EXERCISE GOAL
Everything from the first line down to the line containing "at (6.17, 0.24)" is to be retyped exactly, both ends included, with pictures left out.

RECORDED DATA
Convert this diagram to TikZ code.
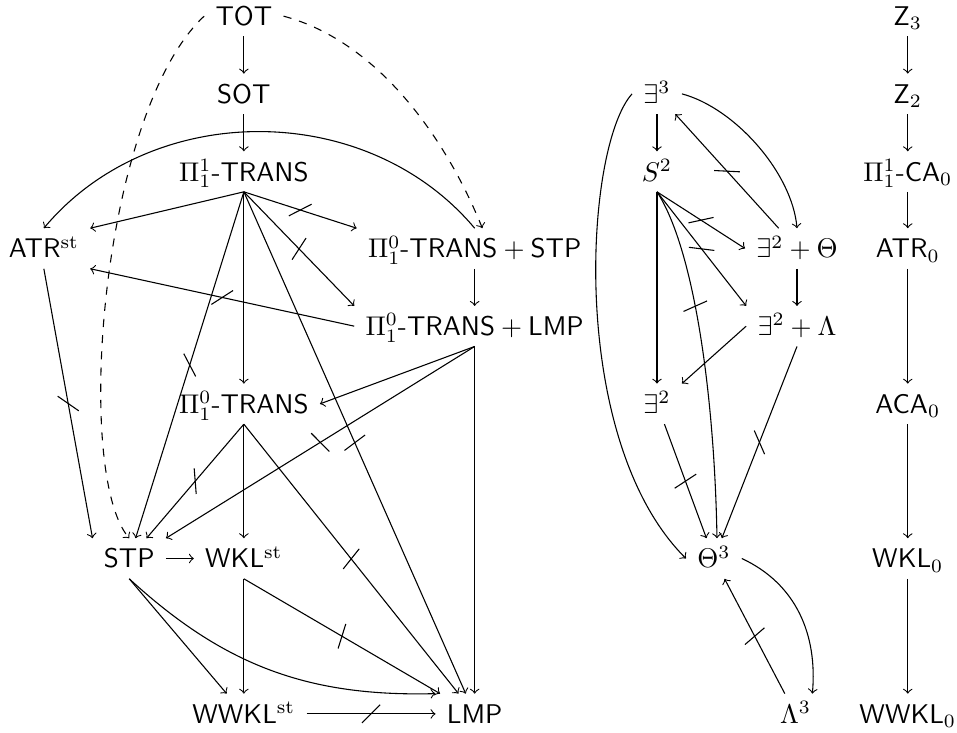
\documentclass[tikz,border=0pt]{standalone}
\usepackage{amsmath}
\usepackage{amsfonts}
\usepackage{tikz}

\tikzset{
	obj/.style={inner xsep=4pt, inner ysep=2.8pt, text height=8pt, text depth=1pt},
	cross/.style={draw, sloped, rotate=-45, inner sep=0pt, minimum width=0pt, minimum height=9.5pt, pos=0.5},
	crossb/.style={cross, rotate=58},
}

\begin{document}
\begin{tikzpicture}
	\useasboundingbox (0,0) rectangle (12.44,9.52);
	
	% left part
	\node[obj] (TOT)    at (3.17, 9.31) {\textsf{TOT}};
	\node[obj] (SOT)    at (3.17, 8.30) {\textsf{SOT}};
	\node[obj] (P11T)   at (3.17, 7.29) {$\Pi^1_1$\textsf{-TRANS}};
	\node[obj] (ATRst)  at (0.57, 6.29) {\textsf{ATR}$^{\mathrm{st}}$};
	\node[obj] (P10STP) at (6.17, 6.29) {$\Pi^0_1\textsf{-TRANS}+\textsf{STP}$};
	\node[obj] (P10LMP) at (6.17, 5.28) {$\Pi^0_1\textsf{-TRANS}+\textsf{LMP}$};
	\node[obj] (P10T)   at (3.17, 4.27) {$\Pi^0_1$\textsf{-TRANS}};
	\node[obj] (STP)    at (1.68, 2.26) {\textsf{STP}};
	\node[obj] (WKLst)  at (3.17, 2.26) {\textsf{WKL}$^{\mathrm{st}}$};
	\node[obj] (WWKLst) at (3.17, 0.24) {\textsf{WWKL}$^{\mathrm{st}}$};
	\node[obj] (LMP)    at (6.17, 0.24) {\textsf{LMP}};
	
	% middle part
	\node[obj] (E3)   at (8.54, 8.30)  {$\exists^3$};
	\node[obj] (S2)   at (8.54, 7.29)  {$S^2$};
	\node[obj] (E2Th) at (10.36, 6.29) {$\exists^2+\Theta$};
	\node[obj] (E2La) at (10.36, 5.28) {$\exists^2+\Lambda$};
	\node[obj] (E2)   at (8.54, 4.27)  {$\exists^2$};
	\node[obj] (Th3)  at (9.28, 2.26)  {$\Theta^3$};
	\node[obj] (L3)   at (10.34, 0.24) {$\Lambda^3$};
	
	% right part
	\node[obj] (Z3)    at (11.80, 9.31) {\textsf{Z}$_3$};
	\node[obj] (Z2)    at (11.80, 8.30) {\textsf{Z}$_2$};
	\node[obj] (P11CA) at (11.80, 7.29) {$\Pi^1_1$\textsf{-CA}$_0$};
	\node[obj] (ATR0)  at (11.80, 6.29) {\textsf{ATR}$_0$};
	\node[obj] (ACA0)  at (11.80, 4.27) {\textsf{ACA}$_0$};
	\node[obj] (WKL0)  at (11.80, 2.26) {\textsf{WKL}$_0$};
	\node[obj] (WWKL0) at (11.80, 0.24) {\textsf{WWKL}$_0$};
	
	\path[->] (TOT) edge (SOT);
	\path[->] (SOT) edge (P11T);
	\path[->, dashed] (TOT.east) edge[out=-15, in=112, out distance=1.31cm, in distance=1.19cm] ([xshift=0.1cm]P10STP.north);
	\path[->, dashed] (TOT.west) edge[out=223, in=130, out distance=1.83cm, in distance=1.13cm] (STP.north);
	\path[->] (P10STP.north) edge[bend right=50] (ATRst.north);
	\path[->] (P11T.south) edge (ATRst.north east);
	\path[->] (P11T.south) edge node[cross] {} (P10STP.north west);
	\path[->] (P11T.south) edge node[crossb] {} (P10LMP.north west);
	\path[->] (P11T.south) edge node[cross] {} (STP);
	\path[->] (P11T) edge (P10T);
	\path[->] (P11T.south) edge node[crossb] {} (LMP);
	\path[->] (P10STP) edge (P10LMP);
	\path[->] (P10LMP.west) edge node[cross] {} (ATRst.south east);
	\path[->] (P10LMP.south) edge (P10T.east);
	\path[->] (P10LMP.south) edge node[crossb] {} (STP.north east);
	\path[->] (P10LMP) edge (LMP);
	\path[->] (ATRst.south) edge node[cross] {} (STP.north west);
	\path[->] (P10T.south) edge node[cross] {} (STP);
	\path[->] (P10T) edge (WKLst);
	\path[->] (P10T.south) edge node[crossb] {} (LMP);
	\path[->] (STP) edge (WKLst);
	\path[->] (STP.south) edge (WWKLst);
	\path[->] (STP.south) edge[bend right=22] (LMP.north west);
	\path[->] (WKLst) edge (WWKLst);
	\path[->] (WKLst.south) edge node[crossb] {} (LMP);
	\path[->] (WWKLst) edge node[cross] {} (LMP);
	
	\path[->] (E3) edge (S2);
	\path[->] (E3.east) edge[out=-15, in=95, looseness=0.8] (E2Th.north);
	\path[->] (E2Th) edge node[cross] {} (E3);
	\path[->] (E3.west) edge[out=228, in=135, out distance=0.93cm, in distance=2.18cm] (Th3.west);
	\path[->] (S2.south) edge node[cross] {} (E2Th.west);
	\path[->] (S2.south) edge node[cross] {} (E2La.north west);
	\path[->] (S2) edge (E2);
	\path[->] (S2.south) edge[out=-57, in=91, out distance=0.91cm, in distance=1.8cm] node[crossb, pos=0.42] {} ([xshift=0.04cm]Th3.north);
	\path[->] (E2Th) edge (E2La);
	\path[->] (E2La.west) edge (E2.north east);
	\path[->] (E2) edge node[crossb] {} (Th3);
	\path[->] (E2La.south) edge node[cross] {} (Th3);
	\path[->] (Th3.east) edge[out=-25, in=85] ([xshift=0.22cm]L3.north);
	\path[->] (L3) edge node[crossb] {} (Th3);
	
	\path[->] (Z3) edge (Z2);
	\path[->] (Z2) edge (P11CA);
	\path[->] (P11CA) edge (ATR0);
	\path[->] (ATR0) edge (ACA0);
	\path[->] (ACA0) edge (WKL0);
	\path[->] (WKL0) edge (WWKL0);
	
\end{tikzpicture}
\end{document}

SOLUTION FOR THIS TASK
Convert this diagram to TikZ code.
\documentclass[tikz,border=0pt]{standalone}
\usepackage{amsmath}
\usepackage{amsfonts}
\usepackage{tikz}

\tikzset{
	obj/.style={inner xsep=4pt, inner ysep=2.8pt, text height=8pt, text depth=1pt},
	cross/.style={draw, sloped, rotate=-45, inner sep=0pt, minimum width=0pt, minimum height=9.5pt, pos=0.5},
	crossb/.style={cross, rotate=58},
}

\begin{document}
\begin{tikzpicture}
	\useasboundingbox (0,0) rectangle (12.44,9.52);
	
	% left part
	\node[obj] (TOT)    at (3.17, 9.31) {\textsf{TOT}};
	\node[obj] (SOT)    at (3.17, 8.30) {\textsf{SOT}};
	\node[obj] (P11T)   at (3.17, 7.29) {$\Pi^1_1$\textsf{-TRANS}};
	\node[obj] (ATRst)  at (0.57, 6.29) {\textsf{ATR}$^{\mathrm{st}}$};
	\node[obj] (P10STP) at (6.17, 6.29) {$\Pi^0_1\textsf{-TRANS}+\textsf{STP}$};
	\node[obj] (P10LMP) at (6.17, 5.28) {$\Pi^0_1\textsf{-TRANS}+\textsf{LMP}$};
	\node[obj] (P10T)   at (3.17, 4.27) {$\Pi^0_1$\textsf{-TRANS}};
	\node[obj] (STP)    at (1.68, 2.26) {\textsf{STP}};
	\node[obj] (WKLst)  at (3.17, 2.26) {\textsf{WKL}$^{\mathrm{st}}$};
	\node[obj] (WWKLst) at (3.17, 0.24) {\textsf{WWKL}$^{\mathrm{st}}$};
	\node[obj] (LMP)    at (6.17, 0.24) {\textsf{LMP}};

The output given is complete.